— start Source data —
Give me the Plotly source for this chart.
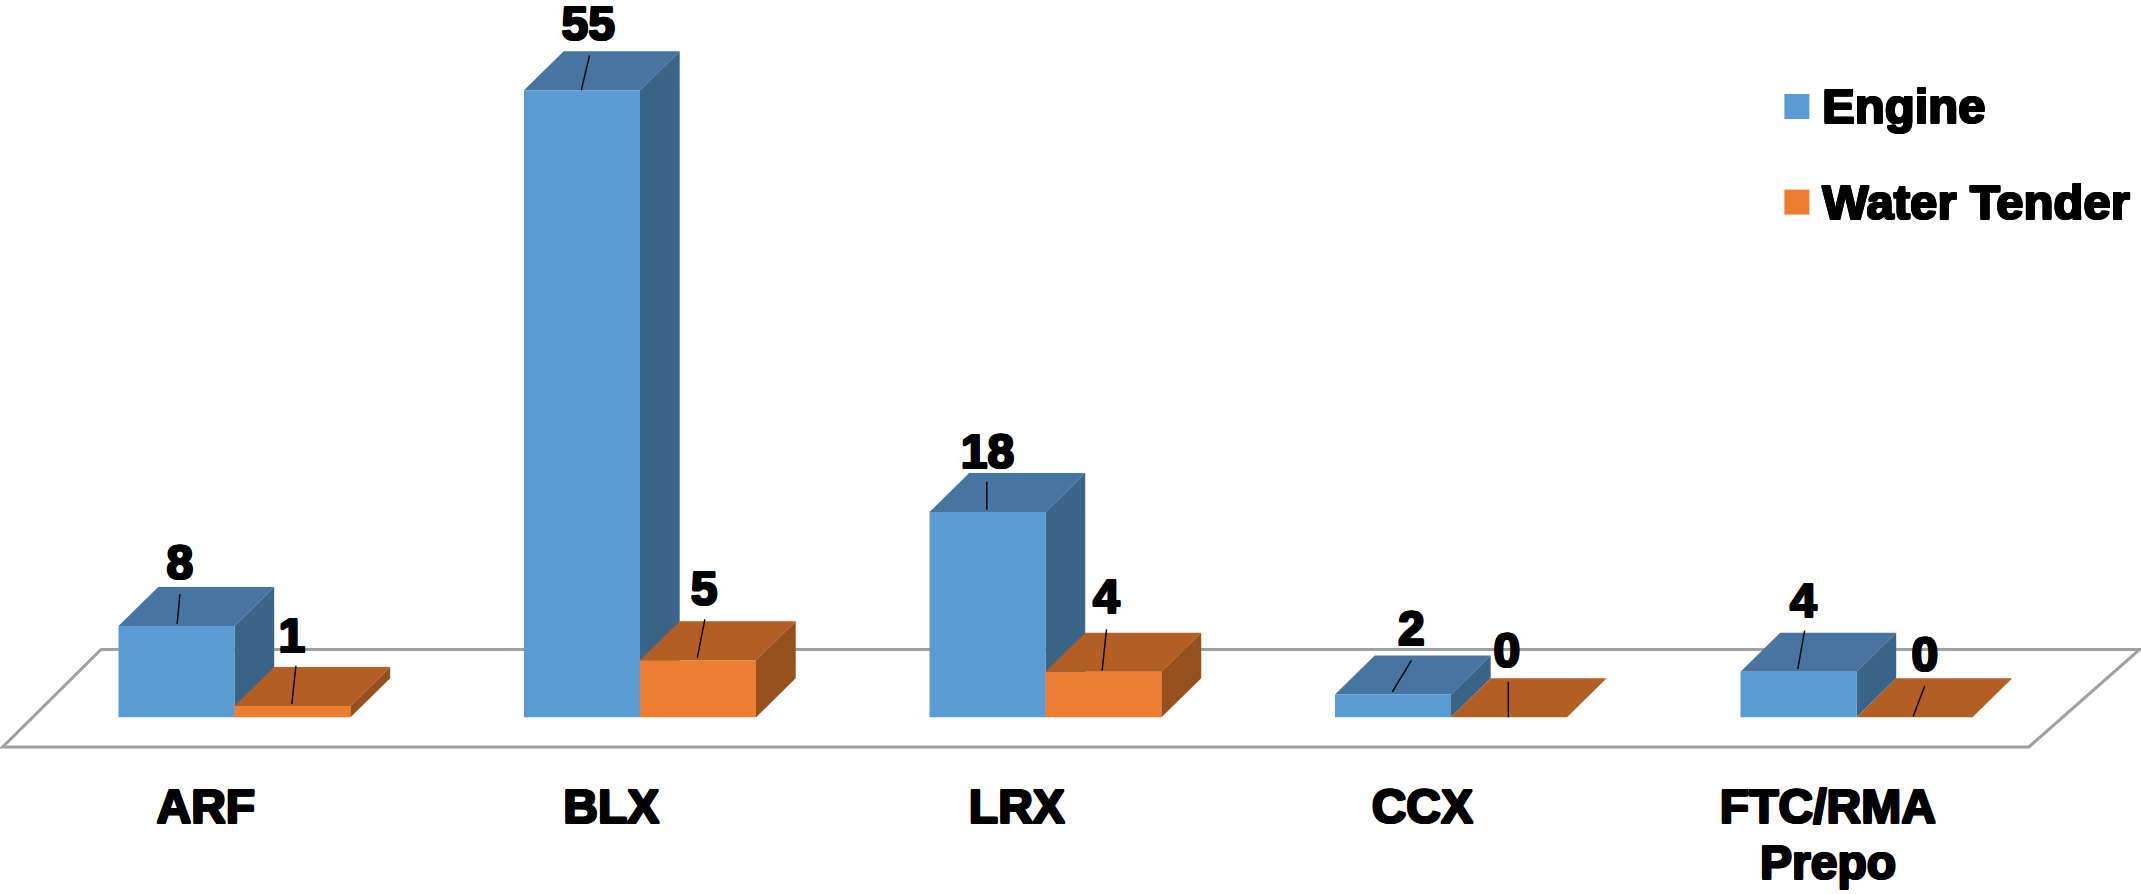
import plotly.graph_objects as go

# ---- data ----
categories = ["ARF", "BLX", "LRX", "CCX", "FTC/RMA|Prepo"]
engine = [8, 55, 18, 2, 4]
water_tender = [1, 5, 4, 0, 0]

# ---- geometry / style (pixels of the reference image) ----
W, H = 2141, 894
CAT_PX = 405.5          # category spacing
ORIGIN_PX = 234.5       # x pixel of category 0 (blue/orange boundary)
BASE_PX = 717.3         # y pixel of value 0
UNIT_PX = 11.4          # pixels per value unit
PLOT_BOTTOM = 751
BAR_W = 116 / CAT_PX
DX = 39.7 / CAT_PX      # oblique depth
DY = 39.0 / UNIT_PX
S = 1.3654              # offsets below were measured on the shrunk preview

x_range = [-ORIGIN_PX / CAT_PX, (W - ORIGIN_PX) / CAT_PX]
y_range = [(BASE_PX - PLOT_BOTTOM) / UNIT_PX, BASE_PX / UNIT_PX]

BLUE = dict(front="#5B9BD5", top="#4675A1", side="#3A6488")
ORANGE = dict(front="#ED7D31", top="#B35E22", side="#964F1D")
FONT = "Liberation Sans"
STROKE = ("1px 0 0 #000,-1px 0 0 #000,0 1px 0 #000,0 -1px 0 #000,"
          "1px 1px 0 #000,-1px -1px 0 #000,1px -1px 0 #000,-1px 1px 0 #000")
TEXT = dict(family=FONT, size=48, color="#000", weight="bold", shadow=STROKE)
LEG_TEXT = dict(family=FONT, size=49, color="#000", weight="bold", shadow=STROKE)

# offsets (shrunk px) from the middle of each bar's front top edge
blue_leader = [(0.5, -1.5, 2.5, -23.5), (-0.5, 0, 5.5, -25.5), (-0.5, -1.8, -0.5, -22.3),
               (-0.5, -2, 13.5, -25), (-0.5, -2, 4.5, -30)]
blue_label = [(2.5, -43), (4.5, -45.5), (0, -41), (13.5, -45), (3.5, -49)]
orange_leader = [(-0.5, -1.5, 2.5, -29.5), (-0.5, -2, 5, -30), (-1, -0.7, 2.2, -31),
                 (-0.5, 0, -0.5, -26), (-1, -0.5, 7.5, -23)]
orange_label = [(-0.5, -48), (4.5, -49.5), (2, -51.5), (-1.5, -45.5), (7.5, -43)]


def ox(px):
    return px * S / CAT_PX


def oy(px):
    return -px * S / UNIT_PX


def poly(xs, ys, color, z):
    return go.Scatter(x=xs + xs[:1], y=ys + ys[:1], mode="lines", fill="toself",
                      fillcolor=color, line=dict(width=0, color=color),
                      hoverinfo="skip", showlegend=False, zorder=z)


def faces(x0, v, palette, z):
    x1 = x0 + BAR_W
    top = poly([x0, x1, x1 + DX, x0 + DX], [v, v, v + DY, v + DY], palette["top"], z)
    side = poly([x1, x1 + DX, x1 + DX, x1], [0, DY, v + DY, v], palette["side"], z)
    return [top, side]


fig = go.Figure()
idx = list(range(len(categories)))

# far faces of Engine, then the front faces, then near faces of Water Tender
for i, v in zip(idx, engine):
    for t in faces(i - BAR_W, v, BLUE, 1):
        fig.add_trace(t)

fig.add_trace(go.Bar(x=idx, y=engine, name="Engine", width=BAR_W, offset=-BAR_W,
                     marker=dict(color=BLUE["front"], line_width=0), zorder=2, showlegend=False))
fig.add_trace(go.Bar(x=idx, y=water_tender, name="Water Tender", width=BAR_W, offset=0,
                     marker=dict(color=ORANGE["front"], line_width=0), zorder=2, showlegend=False))

for i, v in zip(idx, water_tender):
    for t in faces(i, v, ORANGE, 3):
        fig.add_trace(t)

# leader lines and data labels
lx, ly, tx, ty, tt = [], [], [], [], []
for values, shift, leaders, labels in (
    (engine, -BAR_W / 2, blue_leader, blue_label),
    (water_tender, BAR_W / 2, orange_leader, orange_label),
):
    for i, v, (a, b, c, d), (e, f) in zip(idx, values, leaders, labels):
        cx = i + shift
        lx += [cx + ox(a), cx + ox(c), None]
        ly += [v + oy(b), v + oy(d), None]
        tx.append(cx + ox(e))
        ty.append(v + oy(f))
        tt.append(str(v))

fig.add_trace(go.Scatter(x=lx, y=ly, mode="lines", line=dict(color="#000", width=1.4),
                         hoverinfo="skip", showlegend=False, zorder=4))
fig.add_trace(go.Scatter(x=tx, y=ty, mode="text", text=tt, textposition="middle center",
                         textfont=TEXT, hoverinfo="skip", showlegend=False, zorder=5,
                         cliponaxis=False))

# legend
leg_names = ["Engine", "Water Tender"]
leg_colors = [BLUE["front"], ORANGE["front"]]
leg_key_x = (1316 * S - ORIGIN_PX) / CAT_PX
leg_text_x = (1334.5 * S - ORIGIN_PX) / CAT_PX
leg_y = [(BASE_PX - 78 * S) / UNIT_PX, (BASE_PX - 148 * S) / UNIT_PX]
leg_text_y = [(BASE_PX - 81 * S) / UNIT_PX, (BASE_PX - 151.5 * S) / UNIT_PX]
fig.add_trace(go.Scatter(x=[leg_key_x] * 2, y=leg_y, mode="markers",
                         marker=dict(symbol="square", size=25, color=leg_colors, line_width=0),
                         hoverinfo="skip", showlegend=False, zorder=5))
fig.add_trace(go.Scatter(x=[leg_text_x] * 2, y=leg_text_y, mode="text", text=leg_names,
                         textposition="middle right", textfont=LEG_TEXT,
                         hoverinfo="skip", showlegend=False, zorder=5))

# floor
floor_dy = (BASE_PX - 649.5) / UNIT_PX
floor_front = (BASE_PX - 747) / UNIT_PX
fl, fr = (2 * S - ORIGIN_PX) / CAT_PX, (1486 * S - ORIGIN_PX) / CAT_PX
skew = 72 * S / CAT_PX
fig.add_shape(type="path", layer="below", xref="x", yref="y",
              path=f"M {fl} {floor_front} L {fr} {floor_front} L {fr + skew * 1.125} {floor_dy} "
                   f"L {fl + skew} {floor_dy} Z",
              line=dict(color="#A0A0A0", width=3), fillcolor="rgba(255,255,255,0)")

# category labels: first line on the axis, a wrapped second line placed beneath it
tickvals = [i - 21 * S / CAT_PX for i in idx]
first_lines = [c.split("|")[0] for c in categories]
for tv, c in zip(tickvals, categories):
    parts = c.split("|")
    if len(parts) > 1:
        fig.add_annotation(x=tv, xref="x", y=(PLOT_BOTTOM - 632 * S) / PLOT_BOTTOM, yref="paper",
                           text=parts[1], showarrow=False, font=TEXT,
                           xanchor="center", yanchor="middle")

fig.update_layout(
    width=W, height=H, autosize=False, showlegend=False,
    margin=dict(l=0, r=0, t=0, b=H - PLOT_BOTTOM, pad=0),
    paper_bgcolor="#fff", plot_bgcolor="#fff", barmode="overlay",
    xaxis=dict(range=x_range, tickmode="array", automargin=False,
               tickvals=tickvals, ticktext=first_lines,
               ticks="outside", ticklen=13, tickcolor="rgba(0,0,0,0)", tickwidth=0,
               tickfont=TEXT, showgrid=False, zeroline=False, showline=False, tickangle=0,
               fixedrange=True),
    yaxis=dict(range=y_range, visible=False, fixedrange=True, automargin=False),
)

fig.write_html("out.html", post_script="document.body.style.margin='0';document.body.style.overflow='hidden';",
               config=dict(displayModeBar=False))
— end Source data —
* _Problem description_
Write out, word for word, the lines from the start of the data through the one holding "y_range = [(BASE_PX". Omit pictures.

* _Final result_
Give me the Plotly source for this chart.
import plotly.graph_objects as go

# ---- data ----
categories = ["ARF", "BLX", "LRX", "CCX", "FTC/RMA|Prepo"]
engine = [8, 55, 18, 2, 4]
water_tender = [1, 5, 4, 0, 0]

# ---- geometry / style (pixels of the reference image) ----
W, H = 2141, 894
CAT_PX = 405.5          # category spacing
ORIGIN_PX = 234.5       # x pixel of category 0 (blue/orange boundary)
BASE_PX = 717.3         # y pixel of value 0
UNIT_PX = 11.4          # pixels per value unit
PLOT_BOTTOM = 751
BAR_W = 116 / CAT_PX
DX = 39.7 / CAT_PX      # oblique depth
DY = 39.0 / UNIT_PX
S = 1.3654              # offsets below were measured on the shrunk preview

x_range = [-ORIGIN_PX / CAT_PX, (W - ORIGIN_PX) / CAT_PX]
y_range = [(BASE_PX - PLOT_BOTTOM) / UNIT_PX, BASE_PX / UNIT_PX]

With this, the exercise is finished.